Quote the listing below in its entirety, omitting every image.

-- BEGIN Supplied information --

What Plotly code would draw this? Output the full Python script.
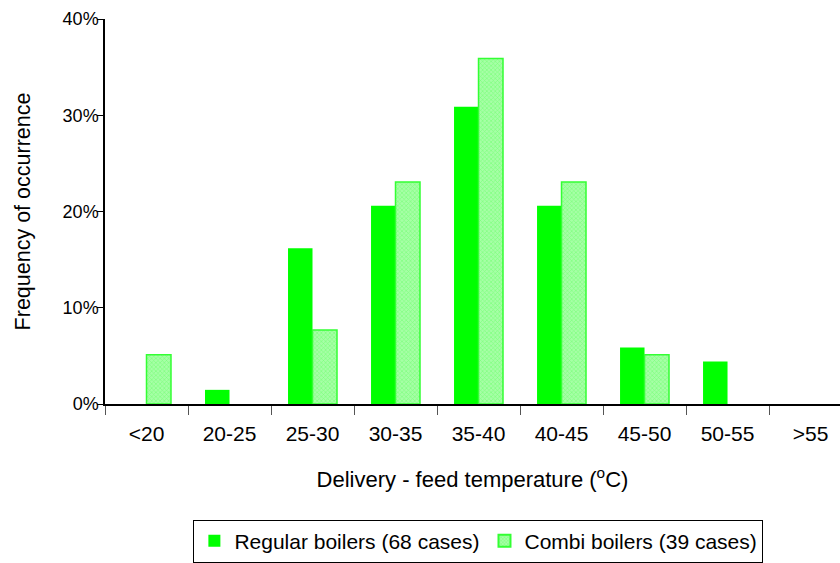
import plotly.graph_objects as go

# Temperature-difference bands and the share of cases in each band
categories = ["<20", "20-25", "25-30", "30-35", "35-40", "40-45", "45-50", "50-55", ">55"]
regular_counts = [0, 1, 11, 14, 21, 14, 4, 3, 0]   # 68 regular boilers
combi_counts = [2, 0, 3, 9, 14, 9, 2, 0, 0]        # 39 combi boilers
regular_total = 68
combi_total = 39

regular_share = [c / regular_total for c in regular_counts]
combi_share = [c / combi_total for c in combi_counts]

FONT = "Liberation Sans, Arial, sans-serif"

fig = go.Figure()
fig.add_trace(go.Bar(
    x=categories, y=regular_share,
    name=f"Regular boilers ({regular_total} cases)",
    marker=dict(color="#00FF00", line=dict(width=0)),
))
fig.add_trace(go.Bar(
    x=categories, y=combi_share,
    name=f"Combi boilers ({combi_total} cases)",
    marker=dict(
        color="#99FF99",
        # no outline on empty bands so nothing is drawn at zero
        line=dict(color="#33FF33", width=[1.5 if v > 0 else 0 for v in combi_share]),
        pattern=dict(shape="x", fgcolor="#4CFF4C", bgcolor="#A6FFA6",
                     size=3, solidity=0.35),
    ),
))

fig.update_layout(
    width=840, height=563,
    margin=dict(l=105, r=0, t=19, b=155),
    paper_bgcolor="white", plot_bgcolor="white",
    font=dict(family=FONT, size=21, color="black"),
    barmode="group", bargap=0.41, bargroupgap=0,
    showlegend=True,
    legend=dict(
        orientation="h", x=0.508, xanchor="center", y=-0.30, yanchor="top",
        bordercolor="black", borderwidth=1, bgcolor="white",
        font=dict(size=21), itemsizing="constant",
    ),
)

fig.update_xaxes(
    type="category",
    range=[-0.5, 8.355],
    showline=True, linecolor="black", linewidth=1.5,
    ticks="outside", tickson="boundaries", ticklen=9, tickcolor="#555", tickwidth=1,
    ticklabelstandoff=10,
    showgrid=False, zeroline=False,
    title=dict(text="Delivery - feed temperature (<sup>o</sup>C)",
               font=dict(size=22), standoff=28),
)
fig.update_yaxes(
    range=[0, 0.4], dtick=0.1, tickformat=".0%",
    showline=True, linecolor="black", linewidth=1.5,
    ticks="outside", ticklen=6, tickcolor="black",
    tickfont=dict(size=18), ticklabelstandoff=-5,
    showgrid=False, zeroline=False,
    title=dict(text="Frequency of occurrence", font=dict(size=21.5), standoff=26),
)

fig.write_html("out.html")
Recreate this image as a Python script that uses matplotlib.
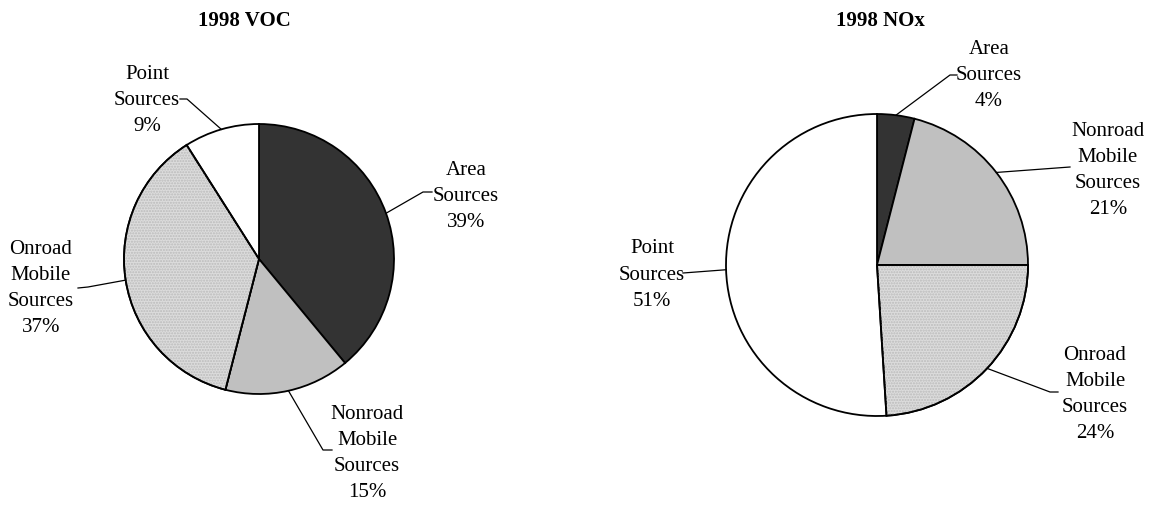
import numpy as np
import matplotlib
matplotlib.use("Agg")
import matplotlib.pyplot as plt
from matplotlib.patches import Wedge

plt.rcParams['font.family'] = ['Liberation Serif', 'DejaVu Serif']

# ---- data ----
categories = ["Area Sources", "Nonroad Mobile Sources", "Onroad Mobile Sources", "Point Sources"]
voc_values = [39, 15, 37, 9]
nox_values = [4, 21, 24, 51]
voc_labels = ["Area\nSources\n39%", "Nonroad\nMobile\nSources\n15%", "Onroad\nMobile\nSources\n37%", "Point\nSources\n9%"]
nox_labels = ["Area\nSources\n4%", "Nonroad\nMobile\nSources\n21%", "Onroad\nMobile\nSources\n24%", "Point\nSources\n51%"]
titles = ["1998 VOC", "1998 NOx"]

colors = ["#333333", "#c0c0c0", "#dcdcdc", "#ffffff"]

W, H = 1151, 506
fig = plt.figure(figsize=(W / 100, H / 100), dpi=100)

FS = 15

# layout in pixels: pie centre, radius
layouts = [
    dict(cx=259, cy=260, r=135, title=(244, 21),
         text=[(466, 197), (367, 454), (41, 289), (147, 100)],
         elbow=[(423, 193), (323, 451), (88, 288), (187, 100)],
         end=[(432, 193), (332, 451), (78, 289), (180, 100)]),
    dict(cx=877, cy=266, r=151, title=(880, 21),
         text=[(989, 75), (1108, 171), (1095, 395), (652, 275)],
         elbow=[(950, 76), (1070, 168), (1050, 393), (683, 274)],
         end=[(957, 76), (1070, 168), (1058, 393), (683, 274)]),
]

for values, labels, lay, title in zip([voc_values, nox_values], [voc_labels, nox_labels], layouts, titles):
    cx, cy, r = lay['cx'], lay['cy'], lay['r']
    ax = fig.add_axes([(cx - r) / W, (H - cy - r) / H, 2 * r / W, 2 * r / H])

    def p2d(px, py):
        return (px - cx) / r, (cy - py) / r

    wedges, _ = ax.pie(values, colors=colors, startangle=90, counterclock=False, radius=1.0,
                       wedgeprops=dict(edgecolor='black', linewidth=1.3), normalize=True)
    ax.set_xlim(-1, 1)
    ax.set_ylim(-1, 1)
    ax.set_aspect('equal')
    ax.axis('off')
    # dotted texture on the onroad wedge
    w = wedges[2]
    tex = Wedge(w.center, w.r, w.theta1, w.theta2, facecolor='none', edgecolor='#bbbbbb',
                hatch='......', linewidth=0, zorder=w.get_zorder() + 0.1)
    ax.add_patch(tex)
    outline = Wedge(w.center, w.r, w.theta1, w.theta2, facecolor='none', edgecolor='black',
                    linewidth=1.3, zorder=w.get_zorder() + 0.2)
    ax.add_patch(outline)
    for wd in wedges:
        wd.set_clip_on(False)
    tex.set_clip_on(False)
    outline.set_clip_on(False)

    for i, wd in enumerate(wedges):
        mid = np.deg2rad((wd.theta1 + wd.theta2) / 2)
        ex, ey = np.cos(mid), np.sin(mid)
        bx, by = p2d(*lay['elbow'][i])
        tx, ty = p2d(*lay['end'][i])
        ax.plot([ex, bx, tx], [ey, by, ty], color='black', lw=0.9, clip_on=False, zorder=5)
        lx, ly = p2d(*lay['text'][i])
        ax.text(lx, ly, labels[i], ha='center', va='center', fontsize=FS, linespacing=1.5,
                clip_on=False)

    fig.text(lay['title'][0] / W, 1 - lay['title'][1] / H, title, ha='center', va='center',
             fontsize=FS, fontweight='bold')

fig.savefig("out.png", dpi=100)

-- END Supplied information --

> **Completed task**:
What Plotly code would draw this? Output the full Python script.
import plotly.graph_objects as go

# Temperature-difference bands and the share of cases in each band
categories = ["<20", "20-25", "25-30", "30-35", "35-40", "40-45", "45-50", "50-55", ">55"]
regular_counts = [0, 1, 11, 14, 21, 14, 4, 3, 0]   # 68 regular boilers
combi_counts = [2, 0, 3, 9, 14, 9, 2, 0, 0]        # 39 combi boilers
regular_total = 68
combi_total = 39

regular_share = [c / regular_total for c in regular_counts]
combi_share = [c / combi_total for c in combi_counts]

FONT = "Liberation Sans, Arial, sans-serif"

fig = go.Figure()
fig.add_trace(go.Bar(
    x=categories, y=regular_share,
    name=f"Regular boilers ({regular_total} cases)",
    marker=dict(color="#00FF00", line=dict(width=0)),
))
fig.add_trace(go.Bar(
    x=categories, y=combi_share,
    name=f"Combi boilers ({combi_total} cases)",
    marker=dict(
        color="#99FF99",
        # no outline on empty bands so nothing is drawn at zero
        line=dict(color="#33FF33", width=[1.5 if v > 0 else 0 for v in combi_share]),
        pattern=dict(shape="x", fgcolor="#4CFF4C", bgcolor="#A6FFA6",
                     size=3, solidity=0.35),
    ),
))

fig.update_layout(
    width=840, height=563,
    margin=dict(l=105, r=0, t=19, b=155),
    paper_bgcolor="white", plot_bgcolor="white",
    font=dict(family=FONT, size=21, color="black"),
    barmode="group", bargap=0.41, bargroupgap=0,
    showlegend=True,
    legend=dict(
        orientation="h", x=0.508, xanchor="center", y=-0.30, yanchor="top",
        bordercolor="black", borderwidth=1, bgcolor="white",
        font=dict(size=21), itemsizing="constant",
    ),
)

fig.update_xaxes(
    type="category",
    range=[-0.5, 8.355],
    showline=True, linecolor="black", linewidth=1.5,
    ticks="outside", tickson="boundaries", ticklen=9, tickcolor="#555", tickwidth=1,
    ticklabelstandoff=10,
    showgrid=False, zeroline=False,
    title=dict(text="Delivery - feed temperature (<sup>o</sup>C)",
               font=dict(size=22), standoff=28),
)
fig.update_yaxes(
    range=[0, 0.4], dtick=0.1, tickformat=".0%",
    showline=True, linecolor="black", linewidth=1.5,
    ticks="outside", ticklen=6, tickcolor="black",
    tickfont=dict(size=18), ticklabelstandoff=-5,
    showgrid=False, zeroline=False,
    title=dict(text="Frequency of occurrence", font=dict(size=21.5), standoff=26),
)

fig.write_html("out.html")
Recreate this image as a Python script that uses matplotlib.
import numpy as np
import matplotlib
matplotlib.use("Agg")
import matplotlib.pyplot as plt
from matplotlib.patches import Wedge

plt.rcParams['font.family'] = ['Liberation Serif', 'DejaVu Serif']

# ---- data ----
categories = ["Area Sources", "Nonroad Mobile Sources", "Onroad Mobile Sources", "Point Sources"]
voc_values = [39, 15, 37, 9]
nox_values = [4, 21, 24, 51]
voc_labels = ["Area\nSources\n39%", "Nonroad\nMobile\nSources\n15%", "Onroad\nMobile\nSources\n37%", "Point\nSources\n9%"]
nox_labels = ["Area\nSources\n4%", "Nonroad\nMobile\nSources\n21%", "Onroad\nMobile\nSources\n24%", "Point\nSources\n51%"]
titles = ["1998 VOC", "1998 NOx"]

colors = ["#333333", "#c0c0c0", "#dcdcdc", "#ffffff"]

W, H = 1151, 506
fig = plt.figure(figsize=(W / 100, H / 100), dpi=100)

FS = 15

# layout in pixels: pie centre, radius
layouts = [
    dict(cx=259, cy=260, r=135, title=(244, 21),
         text=[(466, 197), (367, 454), (41, 289), (147, 100)],
         elbow=[(423, 193), (323, 451), (88, 288), (187, 100)],
         end=[(432, 193), (332, 451), (78, 289), (180, 100)]),
    dict(cx=877, cy=266, r=151, title=(880, 21),
         text=[(989, 75), (1108, 171), (1095, 395), (652, 275)],
         elbow=[(950, 76), (1070, 168), (1050, 393), (683, 274)],
         end=[(957, 76), (1070, 168), (1058, 393), (683, 274)]),
]

for values, labels, lay, title in zip([voc_values, nox_values], [voc_labels, nox_labels], layouts, titles):
    cx, cy, r = lay['cx'], lay['cy'], lay['r']
    ax = fig.add_axes([(cx - r) / W, (H - cy - r) / H, 2 * r / W, 2 * r / H])

    def p2d(px, py):
        return (px - cx) / r, (cy - py) / r

    wedges, _ = ax.pie(values, colors=colors, startangle=90, counterclock=False, radius=1.0,
                       wedgeprops=dict(edgecolor='black', linewidth=1.3), normalize=True)
    ax.set_xlim(-1, 1)
    ax.set_ylim(-1, 1)
    ax.set_aspect('equal')
    ax.axis('off')
    # dotted texture on the onroad wedge
    w = wedges[2]
    tex = Wedge(w.center, w.r, w.theta1, w.theta2, facecolor='none', edgecolor='#bbbbbb',
                hatch='......', linewidth=0, zorder=w.get_zorder() + 0.1)
    ax.add_patch(tex)
    outline = Wedge(w.center, w.r, w.theta1, w.theta2, facecolor='none', edgecolor='black',
                    linewidth=1.3, zorder=w.get_zorder() + 0.2)
    ax.add_patch(outline)
    for wd in wedges:
        wd.set_clip_on(False)
    tex.set_clip_on(False)
    outline.set_clip_on(False)

    for i, wd in enumerate(wedges):
        mid = np.deg2rad((wd.theta1 + wd.theta2) / 2)
        ex, ey = np.cos(mid), np.sin(mid)
        bx, by = p2d(*lay['elbow'][i])
        tx, ty = p2d(*lay['end'][i])
        ax.plot([ex, bx, tx], [ey, by, ty], color='black', lw=0.9, clip_on=False, zorder=5)
        lx, ly = p2d(*lay['text'][i])
        ax.text(lx, ly, labels[i], ha='center', va='center', fontsize=FS, linespacing=1.5,
                clip_on=False)

    fig.text(lay['title'][0] / W, 1 - lay['title'][1] / H, title, ha='center', va='center',
             fontsize=FS, fontweight='bold')

fig.savefig("out.png", dpi=100)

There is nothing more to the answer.